A Nansen Passport, displayed on the wall at Oslo's City Hall.
A Nansen Passport, displayed on the wall at Oslo’s City Hall. Ivan Vasilev/CC0

This solution was by no means perfect. Unlike a regular passport, the Nansen Passport did not confer upon its holder the rights of citizenship—for example, it didn’t guarantee the right of return to the country that issued it. But as it slowly gained credence, it became more and more helpful to those who held it. By 1923, 39 governments recognized it. Two decades later, that number was up to 52, and the passports were issued to Armenian, Assyrian, and Turkish refugees as well. Sales of “Nansen stamps,” required annually to renew the passport, paid into refugee relief funds.

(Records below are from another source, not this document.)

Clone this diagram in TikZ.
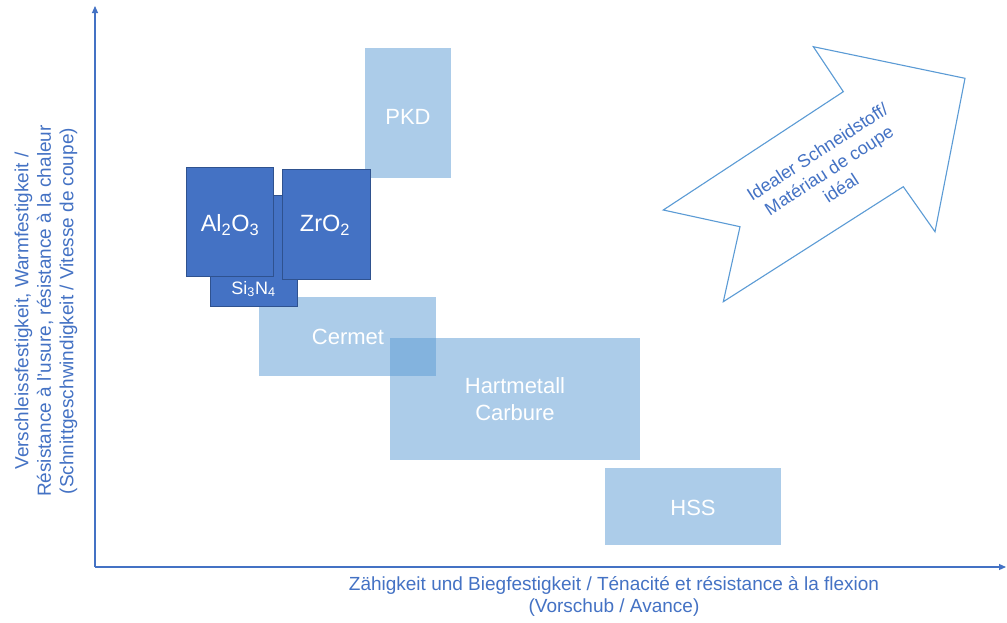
\documentclass[tikz,border=0pt]{standalone}
\usepackage{fontspec}
\setmainfont{Liberation Sans}
\usetikzlibrary{arrows.meta}
\definecolor{axisblue}{HTML}{4472C4}
\definecolor{lightblue}{HTML}{5B9BD5}
\definecolor{darkfill}{HTML}{4472C4}
\definecolor{darkedge}{HTML}{2F528F}
\tikzset{
  lbox/.style={fill=lightblue, fill opacity=0.5, text opacity=1, text=white, draw=none,
    inner sep=0pt, font=\fontsize{22}{26}\selectfont, align=center},
  dbox/.style={fill=darkfill, draw=darkedge, line width=0.8pt, text=white,
    inner sep=0pt, font=\fontsize{22}{26}\selectfont},
  axisline/.style={draw=axisblue, line width=1.1pt, -{Triangle[length=7pt,width=6pt]}},
  axislabel/.style={text=axisblue, align=center, font=\fontsize{19}{22.5}\selectfont},
  bigarrow/.style={draw=lightblue, line width=1.1pt, fill=white, line join=miter},
  arrowtext/.style={text=axisblue, align=center, font=\fontsize{18}{21.5}\selectfont}
}
\begin{document}
\begin{tikzpicture}[x=1pt, y=-1pt]
\path[use as bounding box, fill=white] (0,0) rectangle (1007,622);

% axes
\coordinate (origin) at (95,567);
\coordinate (ytip) at (95,6);
\coordinate (xtip) at (1006,567);
\draw[axisline] (origin) -- (ytip);
\draw[axisline] (origin) -- (xtip);

% light boxes
\node[lbox, minimum width=86pt, minimum height=130pt] (pkd) at (408,113) {};
\node[lbox, minimum width=177pt, minimum height=79pt] (cermet) at (347.5,336.5) {};
\node[lbox, minimum width=250pt, minimum height=122pt] (hm) at (515,399) {};
\node[lbox, minimum width=176pt, minimum height=77pt] (hss) at (693,506.5) {};

\node[text=white, font=\fontsize{22}{26}\selectfont] (pkdt) at (408,117) {PKD};
\node[text=white, font=\fontsize{22}{26}\selectfont] (cermett) at (348,337) {Cermet};
\node[text=white, align=center, font=\fontsize{22}{27}\selectfont] (hmt) at (515,399.5) {Hartmetall\\Carbure};
\node[text=white, font=\fontsize{22}{26}\selectfont] (hsst) at (693,508) {HSS};

% dark boxes
\node[dbox, minimum width=87pt, minimum height=111pt] (si) at (253.5,251) {};
\node[dbox, minimum width=87pt, minimum height=109pt] (al) at (230,221.5) {};
\node[dbox, minimum width=88pt, minimum height=110pt] (zr) at (326,224) {};
\node[text=white, font=\fontsize{23.5}{27}\selectfont] (alt) at (230,225) {Al\textsubscript{2}O\textsubscript{3}};
\node[text=white, font=\fontsize{23.5}{27}\selectfont] (zrt) at (325,225) {ZrO\textsubscript{2}};
\node[text=white, font=\fontsize{18}{21}\selectfont] (sit) at (253.5,289) {Si\textsubscript{3}N\textsubscript{4}};

% big notched arrow
\coordinate (a1) at (663.3,210);
\coordinate (a2) at (843.3,91.7);
\coordinate (a3) at (813.3,46.7);
\coordinate (a4) at (965,78.3);
\coordinate (a5) at (935,231.7);
\coordinate (a6) at (903.3,186.7);
\coordinate (a7) at (723.3,301.7);
\coordinate (a8) at (740,226.7);
\draw[bigarrow] (a1) -- (a2) -- (a3) -- (a4) -- (a5) -- (a6) -- (a7) -- (a8) -- cycle;
\node[arrowtext, rotate=33] (ideal) at (829,170) {Idealer Schneidstoff/\\Matériau de coupe\\idéal};

% axis labels
\node[axislabel, rotate=90] (ylab) at (46,311) {Verschleissfestigkeit, Warmfestigkeit /\\Résistance à l'usure, résistance à la chaleur\\(Schnittgeschwindigkeit / Vitesse de coupe)};
\node[axislabel] (xlab) at (614,596.5) {Zähigkeit und Biegfestigkeit / Ténacité et résistance à la flexion\\(Vorschub / Avance)};
\end{tikzpicture}
\end{document}
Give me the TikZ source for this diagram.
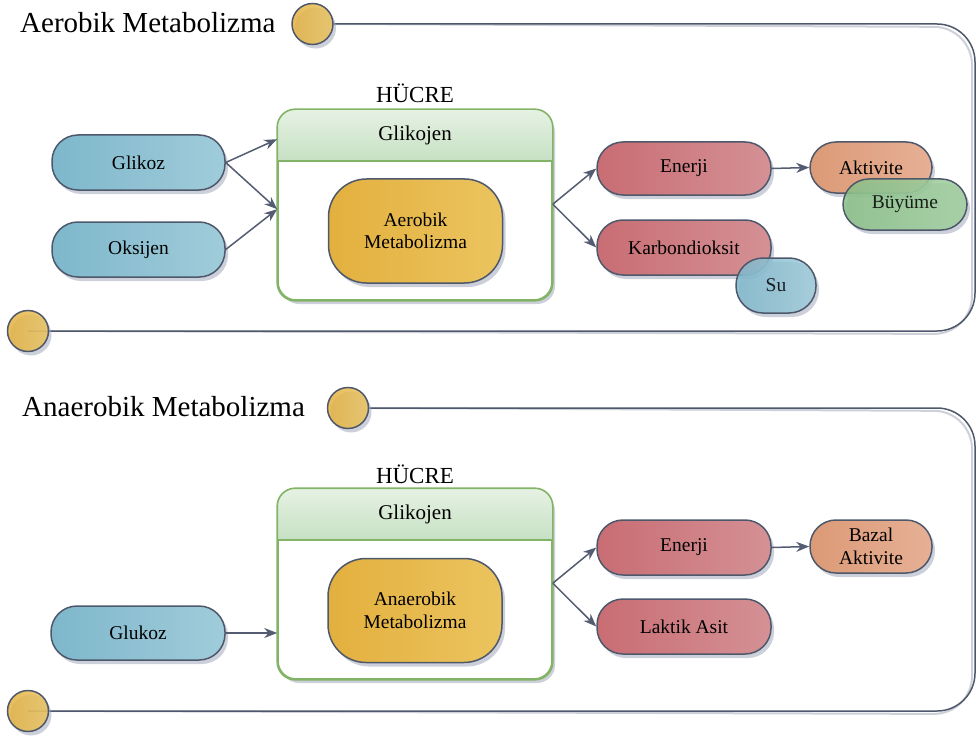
\documentclass[tikz,border=0pt]{standalone}
\usepackage{fontspec}
\setmainfont{Liberation Serif}
\usetikzlibrary{shadows,arrows.meta,calc,backgrounds}

\definecolor{ink}{HTML}{4E586B}
\definecolor{arrowc}{HTML}{535C71}
\definecolor{shadowc}{HTML}{A3A9BB}
\definecolor{blueA}{HTML}{7EB7CB}
\definecolor{blueB}{HTML}{A0CCDA}
\definecolor{redA}{HTML}{C86D73}
\definecolor{redB}{HTML}{D49195}
\definecolor{orA}{HTML}{DC9A76}
\definecolor{orB}{HTML}{E6B096}
\definecolor{grA}{HTML}{88C085}
\definecolor{grB}{HTML}{A2D09F}
\definecolor{yeA}{HTML}{E3B03E}
\definecolor{yeB}{HTML}{EBC45F}
\definecolor{cellline}{HTML}{82B366}
\definecolor{headA}{HTML}{E6F2E4}
\definecolor{headB}{HTML}{C6E0C3}
\definecolor{frameshadow}{HTML}{CDD0D9}

\tikzset{
  softshadow/.style={drop shadow={shadow xshift=3pt, shadow yshift=-4pt, fill=shadowc, opacity=0.55}},
  pill/.style={rectangle, rounded corners=26pt, draw=ink, line width=1.5pt, softshadow,
    align=center, inner sep=0pt, font=\fontsize{19.5}{22.5}\selectfont},
  bluepill/.style={pill, left color=blueA, right color=blueB},
  redpill/.style={pill, left color=redA, right color=redB},
  orpill/.style={pill, left color=orA, right color=orB},
  grpill/.style={pill, left color=grA, right color=grB},
  corepill/.style={pill, rounded corners=38pt, left color=yeA, right color=yeB,
    minimum width=174pt, minimum height=104pt},
  cell/.style={rectangle, rounded corners=18pt, draw=cellline, line width=1.6pt,
    fill=white, softshadow, minimum width=274pt, minimum height=190pt},
  dot/.style={circle, minimum size=41pt, inner sep=0pt, draw=ink, line width=1.5pt,
    left color=yeA, right color=yeB, fill opacity=0.85, softshadow},
  conn/.style={draw=arrowc, line width=1.5pt, -{Stealth[length=13pt, width=10pt]}},
  titletext/.style={anchor=base west, inner sep=0pt, font=\fontsize{29}{34}\selectfont},
  celltitle/.style={anchor=base, inner sep=0pt, font=\fontsize{23}{27}\selectfont},
  headtext/.style={inner sep=0pt, font=\fontsize{21}{25}\selectfont},
  frameline/.style={ink, line width=1.5pt, rounded corners=38pt},
  frameshade/.style={frameshadow, line width=2pt, rounded corners=38pt, xshift=-3pt, yshift=-3pt},
}

\begin{document}
\begin{tikzpicture}[x=1pt, y=-1pt]
\useasboundingbox (0,0) rectangle (976,738);

% ---------- aerobic section ----------
\node[titletext] (t1) at (20,33) {Aerobik Metabolizma};
\node[dot] (ct1) at (312.5,24) {};
\node[dot] (cb1) at (28,331) {};

\node[celltitle] (h1) at (415,103) {HÜCRE};
\node[cell] (box1) at (415,205) {};
\begin{scope}
  \clip[rounded corners=18pt] (box1.north west) rectangle (box1.south east);
  \shade[top color=headA, bottom color=headB] (box1.north west) rectangle ($(box1.north east)+(0,52)$);
\end{scope}
\draw[cellline, line width=1.6pt] ($(box1.north west)+(0,52)$) -- ($(box1.north east)+(0,52)$);
\draw[cellline, line width=1.6pt, rounded corners=18pt] (box1.north west) rectangle (box1.south east);
\node[headtext] (g1) at ($(box1.north)+(0,26)$) {Glikojen};
\node[corepill] (m1) at (415.5,231) {Aerobik\\Metabolizma};

\node[bluepill, minimum width=173pt, minimum height=55pt] (glikoz) at (138.5,162.5) {Glikoz};
\node[bluepill, minimum width=173pt, minimum height=55pt] (oksijen) at (138.5,249.5) {Oksijen};

\node[redpill, minimum width=174pt, minimum height=53pt] (enerji1) at (684,168.5) {Enerji};
\node[redpill, minimum width=174pt, minimum height=55pt] (karbon) at (684,247.5) {Karbondioksit};
\node[orpill, minimum width=122pt, minimum height=51pt] (aktivite) at (871,167.5) {Aktivite};
\node[grpill, minimum width=124pt, minimum height=51pt, fill opacity=0.85] (buyume) at (905,204.5) {Büyüme};
\node[bluepill, minimum width=80pt, minimum height=55pt, rounded corners=27pt, fill opacity=0.85] (su) at (776,285.5) {Su};

\coordinate (in1a) at ($(box1.north west)+(0,30)$);
\coordinate (in1b) at ($(box1.north west)+(0,100)$);
\coordinate (out1) at ($(box1.north east)+(0,95)$);
\draw[conn] (glikoz.east) -- (in1a);
\draw[conn] (glikoz.east) -- (in1b);
\draw[conn] (oksijen.east) -- (in1b);
\draw[conn] (out1) -- (enerji1.west);
\draw[conn] (out1) -- (karbon.west);
\draw[conn] (enerji1.east) -- (aktivite.west);

% ---------- anaerobic section ----------
\node[titletext] (t2) at (22,416) {Anaerobik Metabolizma};
\node[dot] (ct2) at (348,408) {};
\node[dot] (cb2) at (28,711) {};

\node[celltitle] (h2) at (415,483) {HÜCRE};
\node[cell] (box2) at (415,584) {};
\begin{scope}
  \clip[rounded corners=18pt] (box2.north west) rectangle (box2.south east);
  \shade[top color=headA, bottom color=headB] (box2.north west) rectangle ($(box2.north east)+(0,52)$);
\end{scope}
\draw[cellline, line width=1.6pt] ($(box2.north west)+(0,52)$) -- ($(box2.north east)+(0,52)$);
\draw[cellline, line width=1.6pt, rounded corners=18pt] (box2.north west) rectangle (box2.south east);
\node[headtext] (g2) at ($(box2.north)+(0,26)$) {Glikojen};
\node[corepill] (m2) at (415,610.5) {Anaerobik\\Metabolizma};

\node[bluepill, minimum width=174pt, minimum height=54pt] (glukoz) at (138,633) {Glukoz};
\node[redpill, minimum width=174pt, minimum height=55pt] (enerji2) at (684,547.5) {Enerji};
\node[redpill, minimum width=174pt, minimum height=55pt] (laktik) at (684,626.5) {Laktik Asit};
\node[orpill, minimum width=122pt, minimum height=53pt] (bazal) at (871,546.5) {Bazal\\Aktivite};

\coordinate (in2) at (box2.west |- glukoz.east);
\coordinate (out2) at ($(box2.north east)+(0,95)$);
\draw[conn] (glukoz.east) -- (in2);
\draw[conn] (out2) -- (enerji2.west);
\draw[conn] (out2) -- (laktik.west);
\draw[conn] (enerji2.east) -- (bazal.west);

% ---------- section frames ----------
\begin{pgfonlayer}{background}
  \draw[frameshade] (ct1.east) -- (975,24) -- (975,331) -- (cb1.center);
  \draw[frameline]  (ct1.east) -- (975,24) -- (975,331) -- (cb1.center);
  \draw[frameshade] (ct2.east) -- (975,408) -- (975,711) -- (cb2.center);
  \draw[frameline]  (ct2.east) -- (975,408) -- (975,711) -- (cb2.center);
\end{pgfonlayer}
\end{tikzpicture}
\end{document}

Nansen died in 1930, of an influenza-induced heart attack after going skiing against his doctor’s wishes. Immediately afterwards, the League of Nations set up the Nansen International Office for Refugees, which continued his work until 1938, when it was absorbed into a larger committee. That same year, the Office received the Nobel Peace Prize. By then, they had provided Nansen passports to about 450,000 stateless people, including writer Vladimir Nabokov, composer Igor Stravinksy, and ballerina Anna Pavlova. “There is no doubt that by and large, the Nansen certificate is the greatest thing that has happened for the individual refugee,” wrote journalist Dorothy Thompson, also in 1938. “It returned his lost identity.”

A Germany-issued Nansen Passport, from 1932.
A Germany-issued Nansen Passport, from 1932. Huddyhuddy/CC BY-SA 3.0

Today, global conflict, human rights abuses, and climate change have created tens of millions of refugees worldwide. Although Nansen’s legacy lives on in the form of the United Nations Refugee Agency, and in the Refugee Travel Documents currently issued in 145 countries, some experts think these provisions are not enough. “Only a rapid effort to revamp global refugee laws will permit a peaceful and managed transition from chaos — and the xenophobia and violence it can generate — to a semblance of world order,” wrote Michael Soussan, a former UN humanitarian worker, in Pacifc Standard in late 2015. “Refugees need and deserve real passports … The world body must live up to the challenge.”